What you have to do: Copy the data precisely, keeping every character.
-*-
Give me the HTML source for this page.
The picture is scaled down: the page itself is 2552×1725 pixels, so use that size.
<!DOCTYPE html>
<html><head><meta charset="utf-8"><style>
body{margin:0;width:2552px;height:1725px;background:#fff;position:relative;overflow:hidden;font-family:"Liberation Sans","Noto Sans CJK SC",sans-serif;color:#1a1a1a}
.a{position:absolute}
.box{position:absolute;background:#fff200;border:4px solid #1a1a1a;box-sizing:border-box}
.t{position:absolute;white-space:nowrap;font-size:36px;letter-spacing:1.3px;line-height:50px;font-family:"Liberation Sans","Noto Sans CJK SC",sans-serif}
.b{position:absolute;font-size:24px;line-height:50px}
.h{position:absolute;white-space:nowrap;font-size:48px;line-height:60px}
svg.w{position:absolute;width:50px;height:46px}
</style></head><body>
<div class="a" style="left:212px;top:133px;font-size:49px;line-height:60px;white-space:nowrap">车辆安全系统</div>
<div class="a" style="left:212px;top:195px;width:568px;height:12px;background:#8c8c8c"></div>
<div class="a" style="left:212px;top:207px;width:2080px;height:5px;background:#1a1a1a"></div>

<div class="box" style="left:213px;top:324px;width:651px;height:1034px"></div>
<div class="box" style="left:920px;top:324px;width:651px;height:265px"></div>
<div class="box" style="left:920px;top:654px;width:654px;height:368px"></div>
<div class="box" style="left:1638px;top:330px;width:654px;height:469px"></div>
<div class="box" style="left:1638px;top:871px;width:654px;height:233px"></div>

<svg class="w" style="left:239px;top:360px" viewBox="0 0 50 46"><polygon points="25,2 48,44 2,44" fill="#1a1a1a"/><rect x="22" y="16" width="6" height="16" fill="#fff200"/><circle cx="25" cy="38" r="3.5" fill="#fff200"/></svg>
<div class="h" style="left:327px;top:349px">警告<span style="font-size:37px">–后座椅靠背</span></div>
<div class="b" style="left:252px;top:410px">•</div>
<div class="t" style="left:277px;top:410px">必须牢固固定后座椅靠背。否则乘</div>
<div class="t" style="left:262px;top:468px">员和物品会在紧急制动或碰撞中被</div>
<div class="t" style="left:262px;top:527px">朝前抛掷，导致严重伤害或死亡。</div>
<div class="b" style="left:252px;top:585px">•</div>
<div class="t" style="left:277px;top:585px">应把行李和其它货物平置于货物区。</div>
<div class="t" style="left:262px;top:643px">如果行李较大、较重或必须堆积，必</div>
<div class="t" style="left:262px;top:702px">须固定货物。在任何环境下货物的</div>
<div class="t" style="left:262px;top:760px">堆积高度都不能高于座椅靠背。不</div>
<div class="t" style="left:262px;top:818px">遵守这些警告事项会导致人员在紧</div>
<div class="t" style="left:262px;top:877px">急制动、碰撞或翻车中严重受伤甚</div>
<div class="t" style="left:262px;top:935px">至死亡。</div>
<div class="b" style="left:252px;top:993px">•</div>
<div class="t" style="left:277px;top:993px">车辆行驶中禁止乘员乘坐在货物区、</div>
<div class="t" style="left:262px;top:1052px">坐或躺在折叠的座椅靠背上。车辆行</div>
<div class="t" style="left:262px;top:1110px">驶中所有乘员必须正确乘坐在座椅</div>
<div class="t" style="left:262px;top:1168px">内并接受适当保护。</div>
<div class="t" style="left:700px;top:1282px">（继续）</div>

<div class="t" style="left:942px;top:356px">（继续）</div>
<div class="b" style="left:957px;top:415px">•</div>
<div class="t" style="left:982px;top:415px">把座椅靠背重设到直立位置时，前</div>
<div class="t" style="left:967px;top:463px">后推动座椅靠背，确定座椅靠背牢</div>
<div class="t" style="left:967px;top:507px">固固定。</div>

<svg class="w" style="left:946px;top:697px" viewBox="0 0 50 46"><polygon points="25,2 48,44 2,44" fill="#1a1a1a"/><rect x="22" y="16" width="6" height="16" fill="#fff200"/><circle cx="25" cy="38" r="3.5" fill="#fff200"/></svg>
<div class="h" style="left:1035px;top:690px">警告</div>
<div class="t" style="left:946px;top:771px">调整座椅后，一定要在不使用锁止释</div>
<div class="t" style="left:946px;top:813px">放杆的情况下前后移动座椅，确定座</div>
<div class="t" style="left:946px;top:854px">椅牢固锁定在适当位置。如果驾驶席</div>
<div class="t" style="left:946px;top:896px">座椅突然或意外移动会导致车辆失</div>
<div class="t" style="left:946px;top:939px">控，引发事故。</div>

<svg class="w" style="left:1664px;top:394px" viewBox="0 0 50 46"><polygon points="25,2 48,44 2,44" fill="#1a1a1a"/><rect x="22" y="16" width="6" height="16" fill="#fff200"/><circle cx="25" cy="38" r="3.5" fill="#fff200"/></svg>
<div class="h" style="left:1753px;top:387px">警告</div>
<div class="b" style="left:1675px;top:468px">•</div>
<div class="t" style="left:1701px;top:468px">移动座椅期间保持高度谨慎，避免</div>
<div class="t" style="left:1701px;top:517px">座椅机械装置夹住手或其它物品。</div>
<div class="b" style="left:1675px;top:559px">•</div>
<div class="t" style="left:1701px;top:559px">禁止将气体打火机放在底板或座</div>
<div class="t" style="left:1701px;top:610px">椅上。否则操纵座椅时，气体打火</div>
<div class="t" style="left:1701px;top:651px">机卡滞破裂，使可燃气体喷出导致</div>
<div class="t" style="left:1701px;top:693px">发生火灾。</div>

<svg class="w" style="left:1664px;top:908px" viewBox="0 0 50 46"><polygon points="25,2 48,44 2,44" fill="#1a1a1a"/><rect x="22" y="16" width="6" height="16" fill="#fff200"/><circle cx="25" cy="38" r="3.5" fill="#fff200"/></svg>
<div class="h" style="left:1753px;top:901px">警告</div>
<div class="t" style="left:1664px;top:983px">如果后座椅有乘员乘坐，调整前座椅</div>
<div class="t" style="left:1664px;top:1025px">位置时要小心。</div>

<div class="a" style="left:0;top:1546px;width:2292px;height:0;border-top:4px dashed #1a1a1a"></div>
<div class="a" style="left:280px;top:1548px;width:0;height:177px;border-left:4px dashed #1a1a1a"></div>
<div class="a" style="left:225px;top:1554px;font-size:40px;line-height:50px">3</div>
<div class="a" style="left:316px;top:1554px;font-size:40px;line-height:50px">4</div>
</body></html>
-*-
Answer:
Give me the HTML source for this page.
The picture is scaled down: the page itself is 2552×1725 pixels, so use that size.
<!DOCTYPE html>
<html><head><meta charset="utf-8"><style>
body{margin:0;width:2552px;height:1725px;background:#fff;position:relative;overflow:hidden;font-family:"Liberation Sans","Noto Sans CJK SC",sans-serif;color:#1a1a1a}
.a{position:absolute}
.box{position:absolute;background:#fff200;border:4px solid #1a1a1a;box-sizing:border-box}
.t{position:absolute;white-space:nowrap;font-size:36px;letter-spacing:1.3px;line-height:50px;font-family:"Liberation Sans","Noto Sans CJK SC",sans-serif}
.b{position:absolute;font-size:24px;line-height:50px}
.h{position:absolute;white-space:nowrap;font-size:48px;line-height:60px}
svg.w{position:absolute;width:50px;height:46px}
</style></head><body>
<div class="a" style="left:212px;top:133px;font-size:49px;line-height:60px;white-space:nowrap">车辆安全系统</div>
<div class="a" style="left:212px;top:195px;width:568px;height:12px;background:#8c8c8c"></div>
<div class="a" style="left:212px;top:207px;width:2080px;height:5px;background:#1a1a1a"></div>

<div class="box" style="left:213px;top:324px;width:651px;height:1034px"></div>
<div class="box" style="left:920px;top:324px;width:651px;height:265px"></div>
<div class="box" style="left:920px;top:654px;width:654px;height:368px"></div>
<div class="box" style="left:1638px;top:330px;width:654px;height:469px"></div>
<div class="box" style="left:1638px;top:871px;width:654px;height:233px"></div>

<svg class="w" style="left:239px;top:360px" viewBox="0 0 50 46"><polygon points="25,2 48,44 2,44" fill="#1a1a1a"/><rect x="22" y="16" width="6" height="16" fill="#fff200"/><circle cx="25" cy="38" r="3.5" fill="#fff200"/></svg>
<div class="h" style="left:327px;top:349px">警告<span style="font-size:37px">–后座椅靠背</span></div>
<div class="b" style="left:252px;top:410px">•</div>
<div class="t" style="left:277px;top:410px">必须牢固固定后座椅靠背。否则乘</div>
<div class="t" style="left:262px;top:468px">员和物品会在紧急制动或碰撞中被</div>
<div class="t" style="left:262px;top:527px">朝前抛掷，导致严重伤害或死亡。</div>
<div class="b" style="left:252px;top:585px">•</div>
<div class="t" style="left:277px;top:585px">应把行李和其它货物平置于货物区。</div>
<div class="t" style="left:262px;top:643px">如果行李较大、较重或必须堆积，必</div>
<div class="t" style="left:262px;top:702px">须固定货物。在任何环境下货物的</div>
<div class="t" style="left:262px;top:760px">堆积高度都不能高于座椅靠背。不</div>
<div class="t" style="left:262px;top:818px">遵守这些警告事项会导致人员在紧</div>
<div class="t" style="left:262px;top:877px">急制动、碰撞或翻车中严重受伤甚</div>
<div class="t" style="left:262px;top:935px">至死亡。</div>
<div class="b" style="left:252px;top:993px">•</div>
<div class="t" style="left:277px;top:993px">车辆行驶中禁止乘员乘坐在货物区、</div>
<div class="t" style="left:262px;top:1052px">坐或躺在折叠的座椅靠背上。车辆行</div>
<div class="t" style="left:262px;top:1110px">驶中所有乘员必须正确乘坐在座椅</div>
<div class="t" style="left:262px;top:1168px">内并接受适当保护。</div>
<div class="t" style="left:700px;top:1282px">（继续）</div>

<div class="t" style="left:942px;top:356px">（继续）</div>
<div class="b" style="left:957px;top:415px">•</div>
<div class="t" style="left:982px;top:415px">把座椅靠背重设到直立位置时，前</div>
<div class="t" style="left:967px;top:463px">后推动座椅靠背，确定座椅靠背牢</div>
<div class="t" style="left:967px;top:507px">固固定。</div>

<svg class="w" style="left:946px;top:697px" viewBox="0 0 50 46"><polygon points="25,2 48,44 2,44" fill="#1a1a1a"/><rect x="22" y="16" width="6" height="16" fill="#fff200"/><circle cx="25" cy="38" r="3.5" fill="#fff200"/></svg>
<div class="h" style="left:1035px;top:690px">警告</div>
<div class="t" style="left:946px;top:771px">调整座椅后，一定要在不使用锁止释</div>
<div class="t" style="left:946px;top:813px">放杆的情况下前后移动座椅，确定座</div>
<div class="t" style="left:946px;top:854px">椅牢固锁定在适当位置。如果驾驶席</div>
<div class="t" style="left:946px;top:896px">座椅突然或意外移动会导致车辆失</div>
<div class="t" style="left:946px;top:939px">控，引发事故。</div>

<svg class="w" style="left:1664px;top:394px" viewBox="0 0 50 46"><polygon points="25,2 48,44 2,44" fill="#1a1a1a"/><rect x="22" y="16" width="6" height="16" fill="#fff200"/><circle cx="25" cy="38" r="3.5" fill="#fff200"/></svg>
<div class="h" style="left:1753px;top:387px">警告</div>
<div class="b" style="left:1675px;top:468px">•</div>
<div class="t" style="left:1701px;top:468px">移动座椅期间保持高度谨慎，避免</div>
<div class="t" style="left:1701px;top:517px">座椅机械装置夹住手或其它物品。</div>
<div class="b" style="left:1675px;top:559px">•</div>
<div class="t" style="left:1701px;top:559px">禁止将气体打火机放在底板或座</div>
<div class="t" style="left:1701px;top:610px">椅上。否则操纵座椅时，气体打火</div>
<div class="t" style="left:1701px;top:651px">机卡滞破裂，使可燃气体喷出导致</div>
<div class="t" style="left:1701px;top:693px">发生火灾。</div>

<svg class="w" style="left:1664px;top:908px" viewBox="0 0 50 46"><polygon points="25,2 48,44 2,44" fill="#1a1a1a"/><rect x="22" y="16" width="6" height="16" fill="#fff200"/><circle cx="25" cy="38" r="3.5" fill="#fff200"/></svg>
<div class="h" style="left:1753px;top:901px">警告</div>
<div class="t" style="left:1664px;top:983px">如果后座椅有乘员乘坐，调整前座椅</div>
<div class="t" style="left:1664px;top:1025px">位置时要小心。</div>

<div class="a" style="left:0;top:1546px;width:2292px;height:0;border-top:4px dashed #1a1a1a"></div>
<div class="a" style="left:280px;top:1548px;width:0;height:177px;border-left:4px dashed #1a1a1a"></div>
<div class="a" style="left:225px;top:1554px;font-size:40px;line-height:50px">3</div>
<div class="a" style="left:316px;top:1554px;font-size:40px;line-height:50px">4</div>
</body></html>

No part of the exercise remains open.